Recently, more Japanese young people are unwilling to sacrifice their individuality and are less committed to the work ethnic of their predecessors.
The drive for economic growth at the expense of social welfare, the environment, and international relations has led to problems.
International relations suffer from tensions with trading partners.
The location of industries “offshore” in newly industrialized countries has fostered competition in South Korea, etc.
The large Japanese companies “exploit” small, low wage domestic firms in order to keep labor costs low.
Savers have been exploited through banks that offered low interest rates and cooperated with the MITI to allocate capital among chosen large industrial firms.
Environment pollution has been ignored.
Regional imbalance has occurred between the core region and the rest of the country.
Urban concentrations have added to congestion, noise, lack of parking, auto accidents, air pollution, and land madness.
Industrialization in the Developing World
Deindustrialization in the West Hemisphere in the 1970s and 1980s was not matched by industrialization of all countries in the developing world. Rather in 1990, a relatively few newly industrialized countries dominated world exports of industrial commodities. (Four Southeast Asian countries—Hong Kong, South Korea, Singapore, and Taiwan accounted for one-third of industrial commodity exports.)
NICs changed their industrial strategy from one based on import substitution to one based on exports.
Other countries, like Mexico and Argentina, primarily exported traditional manufactured goods favored by raw material conditions.
Countries with few natural resources (East Asian countries) tailored their industrial bases to world economic needs.
Import-substitution failed because entrepreneurs did not have adequate capital nor technology to begin domestic industrialization—foreign multinational came to the rescue.
Export-led industrialization was able to sustain growth through its linkage to external markets—operating especially in export-processing zones.
Multinationals established operating systems between locally owned and foreign owned companies through out-sourcing contracts. Although projects may be called joint ventures involving local capital, “independent” development soon became dependent industrialization under the control of foreign capital.
The Key Point: Third World exports to developed countries are part of a unified production process controlled by firms in the advanced industrial countries.
Export-led industrialization moves work to workers instead of workers to work. Most of the work in export-processing zones is in electronics and electrical assembly or in textiles. Young, unmarried women are the prominent workforce.
Is this exploitation? Women are paid less than men for the same job. The traditional culture of the country has changed, especially among young women.
Can export-oriented industrialization lead to the creation of an indigenous, self-expanding economy? Essential elements:
Commitment to education
A high level of national savings (restrict flow of capital abroad, low tax rates on savings, limit importation of luxury goods.)

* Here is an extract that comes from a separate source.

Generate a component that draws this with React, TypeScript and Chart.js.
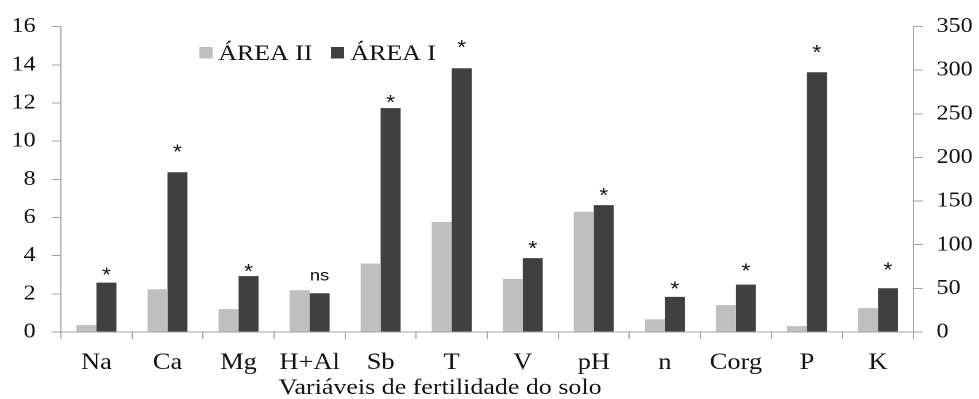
import React, { useEffect, useRef } from "react";
import { Chart, registerables } from "chart.js";

Chart.register(...registerables);

// Soil fertility variables and mean values for the two areas
const categories = ["Na", "Ca", "Mg", "H+Al", "Sb", "T", "V", "pH", "n", "Corg", "P", "K"];
const areaII = [0.36, 2.24, 1.2, 2.19, 3.59, 5.76, 2.78, 6.3, 0.66, 1.41, 0.31, 1.25];
const areaI = [2.59, 8.37, 2.93, 2.03, 11.73, 13.82, 3.87, 6.65, 1.84, 2.48, 13.61, 2.29];
// Significance marks over the ÁREA I bars, and the level (left-axis units) each one sits at
const significance = ["*", "*", "*", "ns", "*", "*", "*", "*", "*", "*", "*", "*"];
const markLevels = [3.23, 9.66, 3.4, 2.9, 12.26, 15.13, 4.62, 7.4, 2.5, 3.44, 14.87, 3.49];

const leftAxis = { min: 0, max: 16, step: 2 };
const rightAxis = { min: 0, max: 350, step: 50 };

const seriesNames = ["ÁREA II", "ÁREA I"];
const seriesColors = ["#bfbfbf", "#404040"];
const axisTitle = "Variáveis de fertilidade do solo";

// The drawing is laid out on a narrower canvas and widened with CSS,
// which gives the serif text its slightly stretched look.
const FULL_W = 979;
const H = 399;
const W = 852;
const SX = FULL_W / W;

const SERIF = "'Liberation Serif', 'Times New Roman', serif";
const SANS = "'Liberation Sans', Arial, sans-serif";
const AXIS_COLOR = "#a3a3a3";
const TEXT_COLOR = "#111111";

const marksPlugin = {
  id: "marks",
  afterDatasetsDraw(chart: any) {
    const ctx = chart.ctx;
    const meta = chart.getDatasetMeta(1);
    const yScale = chart.scales.y;
    ctx.save();
    ctx.fillStyle = TEXT_COLOR;
    ctx.textAlign = "center";
    ctx.textBaseline = "alphabetic";
    meta.data.forEach((bar: any, i: number) => {
      const mark = significance[i];
      const y = yScale.getPixelForValue(markLevels[i]);
      if (mark === "ns") {
        ctx.font = `16px ${SANS}`;
        ctx.fillText(mark, bar.x, y + 4);
      } else {
        ctx.font = `20px ${SANS}`;
        ctx.fillText(mark, bar.x, y + 11);
      }
    });
    ctx.restore();
  },
  afterDraw(chart: any) {
    const ctx = chart.ctx;
    ctx.save();
    // legend
    const legendItems = [
      { x: 173.5, textX: 190 },
      { x: 288, textX: 305 },
    ];
    ctx.font = `22.5px ${SERIF}`;
    ctx.textAlign = "left";
    ctx.textBaseline = "alphabetic";
    legendItems.forEach((it, i) => {
      ctx.fillStyle = seriesColors[i];
      ctx.fillRect(it.x, 47, 11.5, 11.5);
      ctx.fillStyle = TEXT_COLOR;
      ctx.fillText(seriesNames[i], it.textX, 60);
    });
    // x axis title
    ctx.font = `22.6px ${SERIF}`;
    ctx.textAlign = "center";
    ctx.fillText(axisTitle, 383, 394);
    ctx.restore();
  },
};

export default function App() {
  const canvasRef = useRef<HTMLCanvasElement | null>(null);

  useEffect(() => {
    if (!canvasRef.current) return;
    const chart = new Chart(canvasRef.current, {
      type: "bar",
      data: {
        labels: categories,
        datasets: [
          {
            label: seriesNames[0],
            data: areaII,
            backgroundColor: seriesColors[0],
            borderWidth: 0,
            yAxisID: "y",
          },
          {
            label: seriesNames[1],
            data: areaI,
            backgroundColor: seriesColors[1],
            borderWidth: 0,
            yAxisID: "y",
          },
        ],
      },
      options: {
        animation: false,
        responsive: true,
        maintainAspectRatio: false,
        devicePixelRatio: 2,
        layout: { padding: { top: 25, left: 0, right: 0, bottom: 0 } },
        datasets: {
          bar: { categoryPercentage: 0.5625, barPercentage: 1 },
        },
        plugins: {
          legend: { display: false },
          tooltip: { enabled: false },
        },
        scales: {
          x: {
            offset: true,
            grid: {
              offset: true,
              drawOnChartArea: false,
              drawTicks: true,
              tickLength: 7,
              color: AXIS_COLOR,
            },
            border: { display: true, color: AXIS_COLOR },
            ticks: {
              autoSkip: false,
              maxRotation: 0,
              padding: 10,
              color: TEXT_COLOR,
              font: { family: SERIF, size: 23 },
            },
            afterFit(scale: any) {
              scale.height = 67;
            },
          },
          y: {
            position: "left",
            min: leftAxis.min,
            max: leftAxis.max,
            grid: {
              drawOnChartArea: false,
              drawTicks: true,
              tickLength: 8,
              color: AXIS_COLOR,
            },
            border: { display: true, color: AXIS_COLOR },
            ticks: {
              stepSize: leftAxis.step,
              padding: 14,
              color: TEXT_COLOR,
              font: { family: SERIF, size: 21 },
            },
            afterFit(scale: any) {
              scale.width = 53;
            },
          },
          y1: {
            position: "right",
            min: rightAxis.min,
            max: rightAxis.max,
            grid: {
              drawOnChartArea: false,
              drawTicks: true,
              tickLength: 8,
              color: AXIS_COLOR,
            },
            border: { display: true, color: AXIS_COLOR },
            ticks: {
              stepSize: rightAxis.step,
              padding: 12,
              color: TEXT_COLOR,
              font: { family: SERIF, size: 21 },
            },
            afterFit(scale: any) {
              scale.width = 57;
            },
          },
        },
      },
      plugins: [marksPlugin],
    });
    return () => chart.destroy();
  }, []);

  return (
    <div
      style={{
        position: "absolute",
        left: 0,
        top: 0,
        width: FULL_W,
        height: H,
        overflow: "hidden",
        background: "#ffffff",
      }}
    >
      <div
        style={{
          position: "relative",
          width: W,
          height: H,
          transform: `scaleX(${SX})`,
          transformOrigin: "0 0",
        }}
      >
        <canvas ref={canvasRef} />
      </div>
    </div>
  );
}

A strong political framework (avoid excess public debt)
Focus on higher valued added exports
IMF emphasis on “structural adjustment” policies:
Currency devaluation (floating exchange rates)
Net export promotion
Privatizing of state industries
Government budget cuts
Two other factors favoring development are a country’s relative geographic advantage and reduction in strains generated by past population growth explosion.
A small, but growing number of countries are moving from the “have-not” to the “have” status, while many more remain behind.
Decreasing demand for industrial products since mid-1990s as world has approached saturation for many consumer goods, changing technology has lowered the demand for some products, and there is greater emphasis on quality of products that last longer.
Excess world capacity developed as many countries want to develop their own capacity (steel industry, for example) as a hedge against world inflation and dependence on foreign imports.
Developed countries are challenged to find new markets for their industrial output—the solution in competition is to increase productivity.
Competition is increasingly from market blocs of countries, such as the EU, that allow companies to take advantage of agglomeration economies or natural resources.
Multinational companies will continue to operate in countries other their the country of origin to overcome import restrictions as well as lower costs of production.
Rich city-poor city regions will develop within countries—Northern Italy per capita income is three times that in Southern Italy.
Developing countries have a special set of problems including accessibility to distant world markets, lack of real investment capital, lack of trained labor capable of producing a manufacturing class, and lack of surrounding infrastructure.
Recent worldwide attention has developed from “sweatshops” in developing countries affecting human rights of workers and the Asia’s “financial meltdown” based on over investment and corruption that spread to other countries.